__Task requirements__
Leave out the pictures, and write out exactly the lines from the beginning of the material to the line holding "const seriesNames = ['Acuerdo", that line included, and nothing else.

__Rows__

-- -- --

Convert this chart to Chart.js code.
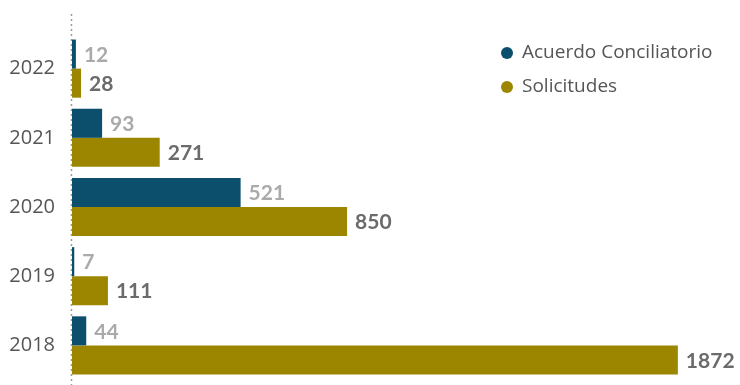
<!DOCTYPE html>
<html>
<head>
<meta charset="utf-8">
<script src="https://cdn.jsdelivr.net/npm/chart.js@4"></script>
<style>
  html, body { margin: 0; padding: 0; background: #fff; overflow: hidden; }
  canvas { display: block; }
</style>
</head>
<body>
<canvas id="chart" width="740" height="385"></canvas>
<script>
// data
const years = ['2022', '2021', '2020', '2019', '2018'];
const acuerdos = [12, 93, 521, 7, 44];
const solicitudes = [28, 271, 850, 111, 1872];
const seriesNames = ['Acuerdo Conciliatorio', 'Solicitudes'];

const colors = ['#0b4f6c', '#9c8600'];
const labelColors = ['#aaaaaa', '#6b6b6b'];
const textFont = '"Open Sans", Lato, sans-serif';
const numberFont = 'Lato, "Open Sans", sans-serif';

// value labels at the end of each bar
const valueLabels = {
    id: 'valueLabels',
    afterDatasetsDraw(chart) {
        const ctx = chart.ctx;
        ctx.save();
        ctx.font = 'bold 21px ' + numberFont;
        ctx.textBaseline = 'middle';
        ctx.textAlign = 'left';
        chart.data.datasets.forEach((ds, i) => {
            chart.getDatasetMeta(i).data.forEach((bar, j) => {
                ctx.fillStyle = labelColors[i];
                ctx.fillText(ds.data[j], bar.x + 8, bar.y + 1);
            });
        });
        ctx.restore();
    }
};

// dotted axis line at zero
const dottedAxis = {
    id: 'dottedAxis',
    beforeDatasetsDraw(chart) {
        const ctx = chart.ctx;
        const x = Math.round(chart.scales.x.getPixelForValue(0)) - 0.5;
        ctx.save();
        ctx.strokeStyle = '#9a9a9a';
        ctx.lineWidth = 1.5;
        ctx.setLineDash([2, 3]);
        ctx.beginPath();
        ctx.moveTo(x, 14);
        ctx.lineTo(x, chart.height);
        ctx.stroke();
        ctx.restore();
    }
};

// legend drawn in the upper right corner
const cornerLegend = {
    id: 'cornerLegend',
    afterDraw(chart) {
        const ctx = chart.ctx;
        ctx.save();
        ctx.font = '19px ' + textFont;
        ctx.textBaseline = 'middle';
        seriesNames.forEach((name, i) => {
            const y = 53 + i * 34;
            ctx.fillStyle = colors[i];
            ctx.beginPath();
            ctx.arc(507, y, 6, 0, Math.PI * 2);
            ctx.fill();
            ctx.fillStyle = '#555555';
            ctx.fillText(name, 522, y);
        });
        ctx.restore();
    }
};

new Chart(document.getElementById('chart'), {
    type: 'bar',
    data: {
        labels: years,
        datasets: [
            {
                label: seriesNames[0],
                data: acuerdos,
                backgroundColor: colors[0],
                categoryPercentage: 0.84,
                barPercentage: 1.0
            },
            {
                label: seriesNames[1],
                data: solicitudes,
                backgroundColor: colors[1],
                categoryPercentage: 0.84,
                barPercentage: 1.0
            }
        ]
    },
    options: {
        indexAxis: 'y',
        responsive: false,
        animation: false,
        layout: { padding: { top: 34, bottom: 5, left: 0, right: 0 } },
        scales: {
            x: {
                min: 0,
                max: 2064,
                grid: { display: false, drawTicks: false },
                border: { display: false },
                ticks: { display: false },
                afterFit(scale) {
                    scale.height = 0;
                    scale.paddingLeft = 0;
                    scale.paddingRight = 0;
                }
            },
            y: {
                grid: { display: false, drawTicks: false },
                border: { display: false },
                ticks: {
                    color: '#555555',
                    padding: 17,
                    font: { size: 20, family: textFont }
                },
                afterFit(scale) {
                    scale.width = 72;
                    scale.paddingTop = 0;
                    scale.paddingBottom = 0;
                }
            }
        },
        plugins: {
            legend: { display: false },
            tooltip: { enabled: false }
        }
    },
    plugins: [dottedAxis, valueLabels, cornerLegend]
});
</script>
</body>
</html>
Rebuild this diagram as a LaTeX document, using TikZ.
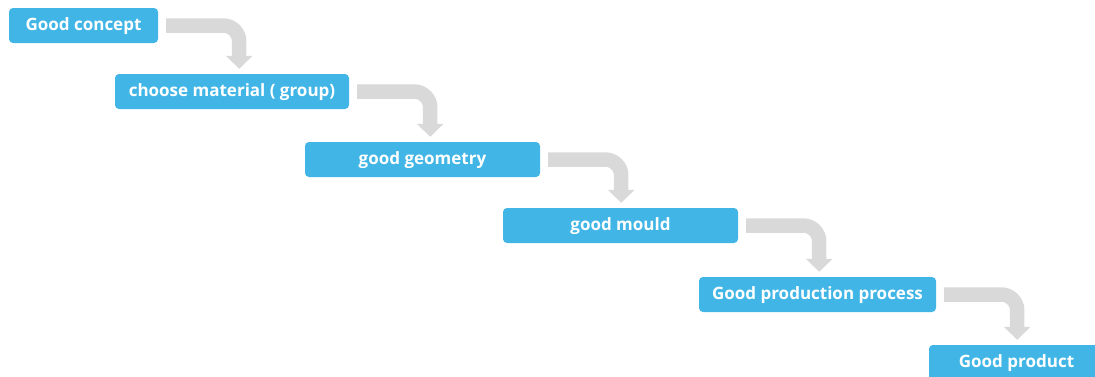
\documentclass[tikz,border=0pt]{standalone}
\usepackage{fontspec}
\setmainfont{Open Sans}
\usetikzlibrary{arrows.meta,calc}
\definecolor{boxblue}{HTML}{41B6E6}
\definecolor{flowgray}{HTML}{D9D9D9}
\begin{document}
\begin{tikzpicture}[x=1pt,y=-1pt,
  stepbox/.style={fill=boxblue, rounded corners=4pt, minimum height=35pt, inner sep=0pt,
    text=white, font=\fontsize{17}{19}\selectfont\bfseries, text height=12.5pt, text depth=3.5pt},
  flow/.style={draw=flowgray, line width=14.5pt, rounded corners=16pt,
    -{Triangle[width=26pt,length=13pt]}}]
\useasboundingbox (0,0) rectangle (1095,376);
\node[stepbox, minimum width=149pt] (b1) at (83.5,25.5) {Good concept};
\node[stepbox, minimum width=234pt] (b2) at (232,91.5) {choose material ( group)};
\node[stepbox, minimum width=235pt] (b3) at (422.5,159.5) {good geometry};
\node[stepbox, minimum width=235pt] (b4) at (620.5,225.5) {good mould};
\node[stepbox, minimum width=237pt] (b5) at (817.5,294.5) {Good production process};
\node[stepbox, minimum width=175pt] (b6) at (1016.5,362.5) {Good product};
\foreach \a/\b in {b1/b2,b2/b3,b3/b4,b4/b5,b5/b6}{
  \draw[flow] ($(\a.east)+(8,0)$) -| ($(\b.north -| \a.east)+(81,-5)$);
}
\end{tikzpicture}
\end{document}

-- -- --

__Full answer__
Convert this chart to Chart.js code.
<!DOCTYPE html>
<html>
<head>
<meta charset="utf-8">
<script src="https://cdn.jsdelivr.net/npm/chart.js@4"></script>
<style>
  html, body { margin: 0; padding: 0; background: #fff; overflow: hidden; }
  canvas { display: block; }
</style>
</head>
<body>
<canvas id="chart" width="740" height="385"></canvas>
<script>
// data
const years = ['2022', '2021', '2020', '2019', '2018'];
const acuerdos = [12, 93, 521, 7, 44];
const solicitudes = [28, 271, 850, 111, 1872];
const seriesNames = ['Acuerdo Conciliatorio', 'Solicitudes'];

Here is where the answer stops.